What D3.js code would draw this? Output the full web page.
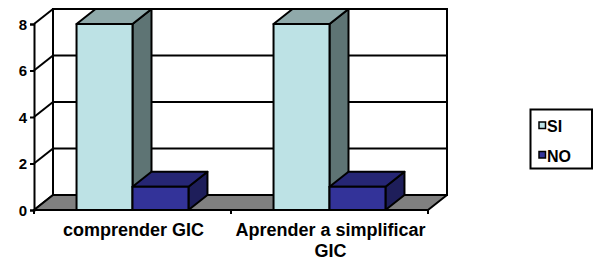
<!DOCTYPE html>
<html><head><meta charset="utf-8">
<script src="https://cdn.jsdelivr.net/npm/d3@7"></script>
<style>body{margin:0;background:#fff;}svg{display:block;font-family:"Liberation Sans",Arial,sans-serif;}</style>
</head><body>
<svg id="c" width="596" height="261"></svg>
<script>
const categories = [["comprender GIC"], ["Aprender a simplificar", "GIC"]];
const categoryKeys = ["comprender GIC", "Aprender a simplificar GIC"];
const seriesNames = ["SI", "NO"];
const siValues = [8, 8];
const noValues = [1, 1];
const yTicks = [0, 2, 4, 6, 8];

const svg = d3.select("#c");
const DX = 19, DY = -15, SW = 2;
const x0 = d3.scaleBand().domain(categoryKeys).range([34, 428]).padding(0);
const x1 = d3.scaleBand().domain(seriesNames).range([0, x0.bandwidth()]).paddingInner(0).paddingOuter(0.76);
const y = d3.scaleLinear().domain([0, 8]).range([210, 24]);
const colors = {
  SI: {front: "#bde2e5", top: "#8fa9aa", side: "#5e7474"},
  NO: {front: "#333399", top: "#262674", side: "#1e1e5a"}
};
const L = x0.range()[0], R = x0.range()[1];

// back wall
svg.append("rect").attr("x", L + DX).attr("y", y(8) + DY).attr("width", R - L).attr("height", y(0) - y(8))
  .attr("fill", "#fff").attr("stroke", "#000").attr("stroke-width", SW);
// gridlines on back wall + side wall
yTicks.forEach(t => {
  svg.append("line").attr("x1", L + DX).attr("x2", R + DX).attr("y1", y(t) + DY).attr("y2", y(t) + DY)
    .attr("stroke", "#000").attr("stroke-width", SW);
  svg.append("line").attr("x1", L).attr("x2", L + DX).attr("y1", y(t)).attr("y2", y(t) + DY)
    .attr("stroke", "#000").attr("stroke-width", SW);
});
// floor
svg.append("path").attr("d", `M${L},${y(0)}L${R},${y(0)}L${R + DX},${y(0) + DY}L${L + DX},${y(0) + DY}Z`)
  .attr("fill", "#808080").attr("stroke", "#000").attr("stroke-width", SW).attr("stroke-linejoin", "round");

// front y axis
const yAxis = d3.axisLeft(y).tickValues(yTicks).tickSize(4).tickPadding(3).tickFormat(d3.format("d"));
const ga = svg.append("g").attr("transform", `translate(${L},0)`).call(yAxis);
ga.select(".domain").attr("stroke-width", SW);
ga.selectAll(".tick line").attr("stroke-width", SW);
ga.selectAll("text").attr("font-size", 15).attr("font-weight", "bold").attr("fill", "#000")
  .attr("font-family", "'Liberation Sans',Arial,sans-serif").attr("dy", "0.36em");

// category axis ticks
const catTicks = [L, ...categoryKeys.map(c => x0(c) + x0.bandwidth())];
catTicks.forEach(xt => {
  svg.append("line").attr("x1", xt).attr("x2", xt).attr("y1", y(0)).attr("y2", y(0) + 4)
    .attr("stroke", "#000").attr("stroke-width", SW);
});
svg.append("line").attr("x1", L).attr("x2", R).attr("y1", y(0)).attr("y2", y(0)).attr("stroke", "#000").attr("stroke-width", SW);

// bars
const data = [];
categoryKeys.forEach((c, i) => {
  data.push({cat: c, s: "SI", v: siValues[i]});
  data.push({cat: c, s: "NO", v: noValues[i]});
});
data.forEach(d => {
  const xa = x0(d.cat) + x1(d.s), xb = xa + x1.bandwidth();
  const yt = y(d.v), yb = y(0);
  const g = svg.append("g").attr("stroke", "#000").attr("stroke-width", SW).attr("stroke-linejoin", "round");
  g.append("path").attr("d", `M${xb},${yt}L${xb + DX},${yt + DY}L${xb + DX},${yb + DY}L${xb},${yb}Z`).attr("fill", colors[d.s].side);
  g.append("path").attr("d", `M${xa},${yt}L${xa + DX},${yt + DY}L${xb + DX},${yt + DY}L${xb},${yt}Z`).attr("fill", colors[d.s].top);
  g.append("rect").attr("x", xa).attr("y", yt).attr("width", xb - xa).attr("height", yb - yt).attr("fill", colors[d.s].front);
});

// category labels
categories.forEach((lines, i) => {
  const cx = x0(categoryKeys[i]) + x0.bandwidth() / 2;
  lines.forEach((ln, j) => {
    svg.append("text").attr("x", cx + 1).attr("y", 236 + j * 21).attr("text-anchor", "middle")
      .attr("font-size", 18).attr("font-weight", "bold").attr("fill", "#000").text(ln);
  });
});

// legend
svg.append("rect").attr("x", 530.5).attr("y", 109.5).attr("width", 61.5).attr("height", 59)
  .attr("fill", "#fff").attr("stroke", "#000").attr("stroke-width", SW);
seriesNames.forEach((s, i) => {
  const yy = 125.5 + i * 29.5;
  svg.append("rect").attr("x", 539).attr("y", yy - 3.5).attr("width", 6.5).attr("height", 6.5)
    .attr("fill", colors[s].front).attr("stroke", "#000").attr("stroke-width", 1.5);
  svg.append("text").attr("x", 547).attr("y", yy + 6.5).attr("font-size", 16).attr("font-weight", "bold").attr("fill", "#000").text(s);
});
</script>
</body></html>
◇ ◇ ◇ ◇ ◇
From the top of the listing above, repeat each line exactly until you reach the line containing "const L = x0.range()[0], R = x0.range()[1];", and repeat that one too. Leave the pictures out.

What D3.js code would draw this? Output the full web page.
<!DOCTYPE html>
<html><head><meta charset="utf-8">
<script src="https://cdn.jsdelivr.net/npm/d3@7"></script>
<style>body{margin:0;background:#fff;}svg{display:block;font-family:"Liberation Sans",Arial,sans-serif;}</style>
</head><body>
<svg id="c" width="596" height="261"></svg>
<script>
const categories = [["comprender GIC"], ["Aprender a simplificar", "GIC"]];
const categoryKeys = ["comprender GIC", "Aprender a simplificar GIC"];
const seriesNames = ["SI", "NO"];
const siValues = [8, 8];
const noValues = [1, 1];
const yTicks = [0, 2, 4, 6, 8];

const svg = d3.select("#c");
const DX = 19, DY = -15, SW = 2;
const x0 = d3.scaleBand().domain(categoryKeys).range([34, 428]).padding(0);
const x1 = d3.scaleBand().domain(seriesNames).range([0, x0.bandwidth()]).paddingInner(0).paddingOuter(0.76);
const y = d3.scaleLinear().domain([0, 8]).range([210, 24]);
const colors = {
  SI: {front: "#bde2e5", top: "#8fa9aa", side: "#5e7474"},
  NO: {front: "#333399", top: "#262674", side: "#1e1e5a"}
};
const L = x0.range()[0], R = x0.range()[1];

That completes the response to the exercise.